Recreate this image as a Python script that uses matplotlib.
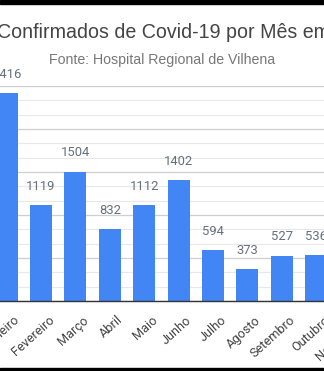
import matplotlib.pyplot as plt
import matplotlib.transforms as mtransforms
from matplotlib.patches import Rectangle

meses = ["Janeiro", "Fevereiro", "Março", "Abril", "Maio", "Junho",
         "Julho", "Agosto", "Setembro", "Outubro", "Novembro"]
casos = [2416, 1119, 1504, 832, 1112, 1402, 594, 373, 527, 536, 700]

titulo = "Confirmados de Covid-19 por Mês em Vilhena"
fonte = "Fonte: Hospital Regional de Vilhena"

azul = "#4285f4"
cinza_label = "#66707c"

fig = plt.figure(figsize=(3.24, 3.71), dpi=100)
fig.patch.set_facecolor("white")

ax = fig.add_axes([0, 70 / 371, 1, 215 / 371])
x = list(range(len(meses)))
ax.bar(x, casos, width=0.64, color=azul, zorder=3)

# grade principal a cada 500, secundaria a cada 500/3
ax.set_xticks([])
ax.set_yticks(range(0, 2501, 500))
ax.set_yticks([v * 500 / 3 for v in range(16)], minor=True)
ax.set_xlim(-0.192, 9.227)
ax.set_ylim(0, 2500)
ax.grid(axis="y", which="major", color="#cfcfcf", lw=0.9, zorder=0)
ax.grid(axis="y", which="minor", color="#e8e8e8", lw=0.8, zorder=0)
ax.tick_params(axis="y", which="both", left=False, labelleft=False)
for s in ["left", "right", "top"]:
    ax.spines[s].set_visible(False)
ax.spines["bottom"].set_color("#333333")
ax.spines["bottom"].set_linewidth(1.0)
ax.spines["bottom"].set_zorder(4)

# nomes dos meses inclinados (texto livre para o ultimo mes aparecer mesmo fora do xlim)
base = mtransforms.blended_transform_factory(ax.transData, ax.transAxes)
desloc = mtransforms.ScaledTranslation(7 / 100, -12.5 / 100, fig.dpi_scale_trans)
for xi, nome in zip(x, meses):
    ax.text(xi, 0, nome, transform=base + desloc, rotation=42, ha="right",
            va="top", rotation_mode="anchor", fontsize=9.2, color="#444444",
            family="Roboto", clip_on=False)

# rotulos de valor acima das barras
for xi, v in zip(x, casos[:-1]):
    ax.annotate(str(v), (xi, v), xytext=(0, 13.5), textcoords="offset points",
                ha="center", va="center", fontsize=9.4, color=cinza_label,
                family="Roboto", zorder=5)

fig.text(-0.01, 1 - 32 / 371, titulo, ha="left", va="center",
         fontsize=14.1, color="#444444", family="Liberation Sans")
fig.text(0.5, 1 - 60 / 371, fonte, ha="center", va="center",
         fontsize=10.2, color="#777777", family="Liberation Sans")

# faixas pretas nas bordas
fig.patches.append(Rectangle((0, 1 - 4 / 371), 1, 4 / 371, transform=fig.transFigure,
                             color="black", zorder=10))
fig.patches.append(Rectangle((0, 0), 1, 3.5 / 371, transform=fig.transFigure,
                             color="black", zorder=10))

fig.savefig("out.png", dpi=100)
▬▬▬▬▬▬▬▬▬▬
Work to be completed: Repeat verbatim all the material, but not the pictures.

Task response:
Recreate this image as a Python script that uses matplotlib.
import matplotlib.pyplot as plt
import matplotlib.transforms as mtransforms
from matplotlib.patches import Rectangle

meses = ["Janeiro", "Fevereiro", "Março", "Abril", "Maio", "Junho",
         "Julho", "Agosto", "Setembro", "Outubro", "Novembro"]
casos = [2416, 1119, 1504, 832, 1112, 1402, 594, 373, 527, 536, 700]

titulo = "Confirmados de Covid-19 por Mês em Vilhena"
fonte = "Fonte: Hospital Regional de Vilhena"

azul = "#4285f4"
cinza_label = "#66707c"

fig = plt.figure(figsize=(3.24, 3.71), dpi=100)
fig.patch.set_facecolor("white")

ax = fig.add_axes([0, 70 / 371, 1, 215 / 371])
x = list(range(len(meses)))
ax.bar(x, casos, width=0.64, color=azul, zorder=3)

# grade principal a cada 500, secundaria a cada 500/3
ax.set_xticks([])
ax.set_yticks(range(0, 2501, 500))
ax.set_yticks([v * 500 / 3 for v in range(16)], minor=True)
ax.set_xlim(-0.192, 9.227)
ax.set_ylim(0, 2500)
ax.grid(axis="y", which="major", color="#cfcfcf", lw=0.9, zorder=0)
ax.grid(axis="y", which="minor", color="#e8e8e8", lw=0.8, zorder=0)
ax.tick_params(axis="y", which="both", left=False, labelleft=False)
for s in ["left", "right", "top"]:
    ax.spines[s].set_visible(False)
ax.spines["bottom"].set_color("#333333")
ax.spines["bottom"].set_linewidth(1.0)
ax.spines["bottom"].set_zorder(4)

# nomes dos meses inclinados (texto livre para o ultimo mes aparecer mesmo fora do xlim)
base = mtransforms.blended_transform_factory(ax.transData, ax.transAxes)
desloc = mtransforms.ScaledTranslation(7 / 100, -12.5 / 100, fig.dpi_scale_trans)
for xi, nome in zip(x, meses):
    ax.text(xi, 0, nome, transform=base + desloc, rotation=42, ha="right",
            va="top", rotation_mode="anchor", fontsize=9.2, color="#444444",
            family="Roboto", clip_on=False)

# rotulos de valor acima das barras
for xi, v in zip(x, casos[:-1]):
    ax.annotate(str(v), (xi, v), xytext=(0, 13.5), textcoords="offset points",
                ha="center", va="center", fontsize=9.4, color=cinza_label,
                family="Roboto", zorder=5)

fig.text(-0.01, 1 - 32 / 371, titulo, ha="left", va="center",
         fontsize=14.1, color="#444444", family="Liberation Sans")
fig.text(0.5, 1 - 60 / 371, fonte, ha="center", va="center",
         fontsize=10.2, color="#777777", family="Liberation Sans")

# faixas pretas nas bordas
fig.patches.append(Rectangle((0, 1 - 4 / 371), 1, 4 / 371, transform=fig.transFigure,
                             color="black", zorder=10))
fig.patches.append(Rectangle((0, 0), 1, 3.5 / 371, transform=fig.transFigure,
                             color="black", zorder=10))

fig.savefig("out.png", dpi=100)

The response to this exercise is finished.